Nel giorno in cui Massimo Ponzellini, presidente di Impregilo ed ex presidente di Banca popolare di Milano, veniva tradotto agli arresti domiciliari, il colonnello della Guardia di Finanza Umberto Rapetto si dimetteva dal suo incarico. Cosa unisce questi due eventi? Le videolotteries. Tra le operazioni contestate a Ponzellini vi è infatti «un finanziamento da 148 milioni di euro erogato da Bpm alla società Atlantis/BPlus, collegata al clan mafioso di Nitto Santapaola». Si tratta di una società di videopoker che fa capo a Francesco Corallo, con ramificazioni offshore nelle Antille olandesi. Per l’approvazione di questo finanziamento «Ponzellini si sarebbe speso “personalmente in maniera del tutto anomala” e in violazione delle norme anti-riciclaggio».

La società Atlantis ha da sempre goduto di grande attenzione da parte dei poteri forti, tanto che Marco Milanese, deputato Pdl, già ufficiale della Guardia di Finanza e consulente dell’ex ministro dell’Economia Giulio Tremonti, «si sarebbe speso -all’epoca dei fatti, quando era sottosegretario al Ministero, ndr- da relatore parlamentare per l’introduzione di una legge sul gioco d’azzardo favorevole a Francesco Corallo -figlio di Gaetano, condannato a sette anni per associazione a delinquere, ndr– e alla sua Atlantis. La norma (legge 39 del 28 aprile 2009) era teoricamente rivolta ad aiutare la popolazione terremotata dell’Abruzzo, ma in realtà autorizzava l’utilizzo nei locali pubblici delle macchine videopoker».

Qualche mese fa un’altra prova di grande attenzione da parte della politica verso la famiglia Corallo, come si legge sul Fatto Quotidiano del 21 aprile: «Pochi giorni fa, il governo Monti, nel decreto sulle liberalizzazioni, introduce un cambiamento -grazie a un emendamento proposto dal Pdl, ndr-: svanisce il divieto di concessione a indagati e condannati, inclusi i loro coniugi e i parenti fino al terzo grado.
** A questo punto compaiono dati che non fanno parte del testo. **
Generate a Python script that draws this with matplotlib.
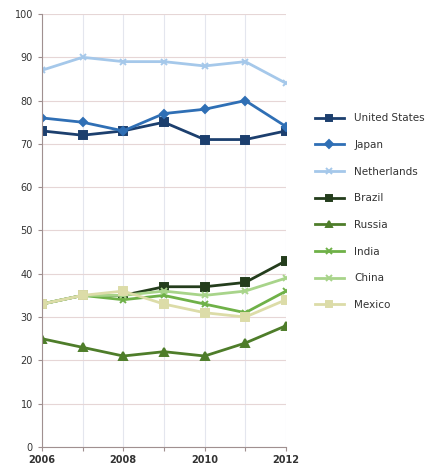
import matplotlib
matplotlib.use("Agg")
import matplotlib.pyplot as plt

years = [2006, 2007, 2008, 2009, 2010, 2011, 2012]
tick_years = [2006, 2008, 2010, 2012]

united_states = [73, 72, 73, 75, 71, 71, 73]
japan = [76, 75, 73, 77, 78, 80, 74]
netherlands = [87, 90, 89, 89, 88, 89, 84]
brazil = [33, 35, 35, 37, 37, 38, 43]
russia = [25, 23, 21, 22, 21, 24, 28]
india = [33, 35, 34, 35, 33, 31, 36]
china = [33, 35, 35, 36, 35, 36, 39]
mexico = [33, 35, 36, 33, 31, 30, 34]

series = [
    ("United States", united_states, "#1c3f6e", "s", 5.5),
    ("Japan", japan, "#2f6fb5", "D", 4.5),
    ("Netherlands", netherlands, "#a5c8ea", "x", 5),
    ("Brazil", brazil, "#243d1c", "s", 5.5),
    ("Russia", russia, "#4e7d2a", "^", 5.5),
    ("India", india, "#6fb148", "x", 5),
    ("China", china, "#a8d48a", "x", 5),
    ("Mexico", mexico, "#dcdca8", "s", 5.5),
]

fig = plt.figure(figsize=(4.36, 4.67), dpi=100)
ax = fig.add_axes([0.096, 0.043, 0.56, 0.927])

for name, vals, color, marker, ms in series:
    ax.plot(years, vals, color=color, marker=marker, markersize=ms,
            linewidth=2.0, markeredgewidth=1.4, label=name)

ax.set_xlim(2006, 2012)
ax.set_ylim(0, 100)
ax.set_yticks(range(0, 101, 10))
ax.set_xticks(years)
ax.set_xticklabels([str(y) if y in tick_years else "" for y in years])
ax.grid(True, axis="y", color="#e6d6d6", linewidth=0.8)
ax.grid(True, axis="x", color="#e4e6ee", linewidth=0.8)
ax.set_axisbelow(True)
for side in ("top", "right"):
    ax.spines[side].set_visible(False)
ax.spines["left"].set_color("#a09090")
ax.spines["bottom"].set_color("#a09090")
ax.tick_params(axis="both", labelsize=7, colors="#a09090", labelcolor="#333333",
               length=3)
for lbl in ax.get_xticklabels():
    lbl.set_fontweight("bold")
ax.tick_params(axis="x", pad=3)

leg = ax.legend(loc="upper left", bbox_to_anchor=(1.1, 0.78), frameon=False,
                fontsize=7.5, labelspacing=1.6, handlelength=2.8,
                handletextpad=1.0, borderaxespad=0, markerscale=0.8,
                labelcolor="#333333")

fig.savefig("out.png", dpi=100)
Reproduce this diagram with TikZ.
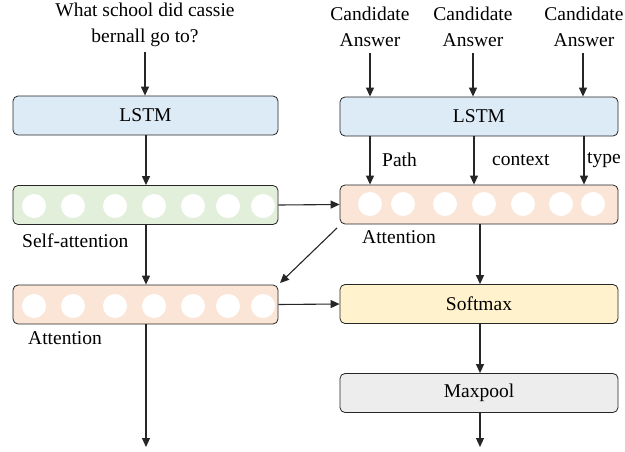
\documentclass[tikz,border=0pt]{standalone}
\usepackage{fontspec}
\setmainfont{Liberation Serif}
\usetikzlibrary{arrows.meta}
\definecolor{cblue}{HTML}{DDEBF7}
\definecolor{cgreen}{HTML}{E2EFDA}
\definecolor{cpeach}{HTML}{FBE5D6}
\definecolor{cyellow}{HTML}{FFF2CC}
\definecolor{cgray}{HTML}{EDEDED}
\definecolor{cline}{HTML}{262626}
\tikzset{
  box/.style={draw=cline, line width=0.8pt, rounded corners=5pt, minimum height=39pt, inner sep=0pt, font=\fontsize{19.5}{19.5}\selectfont},
  dot/.style={circle, fill=white, minimum size=24pt, inner sep=0pt},
  arr/.style={-{Triangle[length=9pt,width=8pt]}, line width=1.1pt, cline},
  txt/.style={font=\fontsize{19.5}{26}\selectfont, align=center, inner sep=0pt},
}
\begin{document}
\begin{tikzpicture}[x=1pt,y=-1pt]
\useasboundingbox (0,0) rectangle (625,451);
% left column
\node[txt] (q) at (145,25) {What school did cassie\\bernall go to?};
\node[box, fill=cblue, minimum width=265pt] (lstmL) at (145.5,115.5) {LSTM};
\node[box, fill=cgreen, minimum width=265pt] (sa) at (145.5,205) {};
\node[box, fill=cpeach, minimum width=265pt] (attL) at (145.5,304.5) {};
\foreach \x [count=\i] in {34,73,115,154,193,228,263}{
  \node[dot] (s\i) at (\x,206) {};
  \node[dot] (a\i) at (\x,306) {};
}
\node[txt, anchor=west] (salab) at (22,241) {Self-attention};
\node[txt, anchor=west] (alab) at (28,338) {Attention};
% right column
\node[txt] (c1) at (370,27) {Candidate\\Answer};
\node[txt] (c2) at (473,27) {Candidate\\Answer};
\node[txt] (c3) at (584,27) {Candidate\\Answer};
\node[box, fill=cblue, minimum width=278pt] (lstmR) at (479,116.5) {LSTM};
\node[box, fill=cpeach, minimum width=278pt] (attR) at (479,204.5) {};
\foreach \x [count=\i] in {370,403,445,484,523,561,593}{
  \node[dot] (r\i) at (\x,204) {};
}
\node[txt, anchor=west] (arlab) at (362,237) {Attention};
\node[box, fill=cyellow, minimum width=278pt] (soft) at (479,304) {Softmax};
\node[box, fill=cgray, minimum width=278pt] (maxp) at (479,393) {Maxpool};
\coordinate (endL) at (146,447);
\coordinate (endR) at (480,447);
% arrows left
\draw[arr] (145,52) -- (lstmL.north -| 145,0);
\draw[arr] (lstmL.south -| 146,0) -- (sa.north -| 146,0);
\draw[arr] (sa.south -| 146,0) -- (attL.north -| 146,0);
\draw[arr] (attL.south -| 146,0) -- (endL);
% arrows right
\foreach \x in {370,473,583}{
  \draw[arr] (\x,53) -- (lstmR.north -| \x,0);
}
\draw[arr] (lstmR.south -| 370,0) -- (attR.north -| 370,0);
\draw[arr] (lstmR.south -| 474,0) -- (attR.north -| 474,0);
\draw[arr] (lstmR.south -| 584,0) -- (attR.north -| 584,0);
\node[txt, anchor=west] (lpath) at (382,160) {Path};
\node[txt, anchor=west] (lctx) at (492,160) {context};
\node[txt, anchor=west] (ltype) at (587,160) {type};
\draw[arr] (attR.south -| 480,0) -- (soft.north -| 480,0);
\draw[arr] (soft.south -| 480,0) -- (maxp.north -| 480,0);
\draw[arr] (maxp.south -| 480,0) -- (endR);
% cross arrows
\draw[arr] (sa.east) -- (attR.west);
\draw[arr] (attL.east) -- (soft.west);
\draw[arr] (337,228) -- (280,283);
\end{tikzpicture}
\end{document}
Norma prevista, negli anni precedenti, per contrastare la presenza delle mafie nel ricco settore del gioco legalizzato».

Questo il quadro all’interno del quale arrivano le dimissioni di Rapetto, ossia colui che negli ultimi dieci anni ha condotto una lotta senza pari ai crimini e alle truffe informatiche, costruendo un pool di professionisti che ha messo a segno una serie di successi a tutto vantaggio del rispetto della legge e delle casse dello Stato. Tra le indagini portate a termine «quella che probabilmente è stata fatale a Rapetto è forse la più importante -scrive Carlo Clericetti su Repubblica del 29 maggio-, quella sulle slot machines del “gioco legale” installate negli esercizi pubblici, che ha portato al recupero di 2 miliardi e mezzo per il bilancio dello Stato ma ha pestato molti piedi importanti, nei Monopoli, nelle società concessionarie e nella galassia di faccendieri che si muovono tra politica, alta burocrazia ed affari».

Insomma in Italia il principio della meritocrazia stenta a imporsi a tutti i livelli. Anzi, in casi come questi sembra essere proprio il merito la causa dell’allontanamento da un ruolo ricoperto per anni con grande profitto. Di certo Rapetto non faticherà a trovare altra collocazione in una società privata, dati la reputazione e il rispetto di cui gode. La perdita è tutta per lo Stato e i cittadini, che da ora si ritrovano meno tutelati su un settore pesante come quello delle videolotteries, in grado di divorare soldi ed esistenze, e che per questo è sempre nel mirino delle associazioni mafiose. Sarebbe interessante vedere se in questo governo di tecnici col pallino -a loro dire- per la meritocrazia ci sia posto per un tecnico altamente qualificato come Rapetto. Non ci speriamo, ma stiamo a vedere.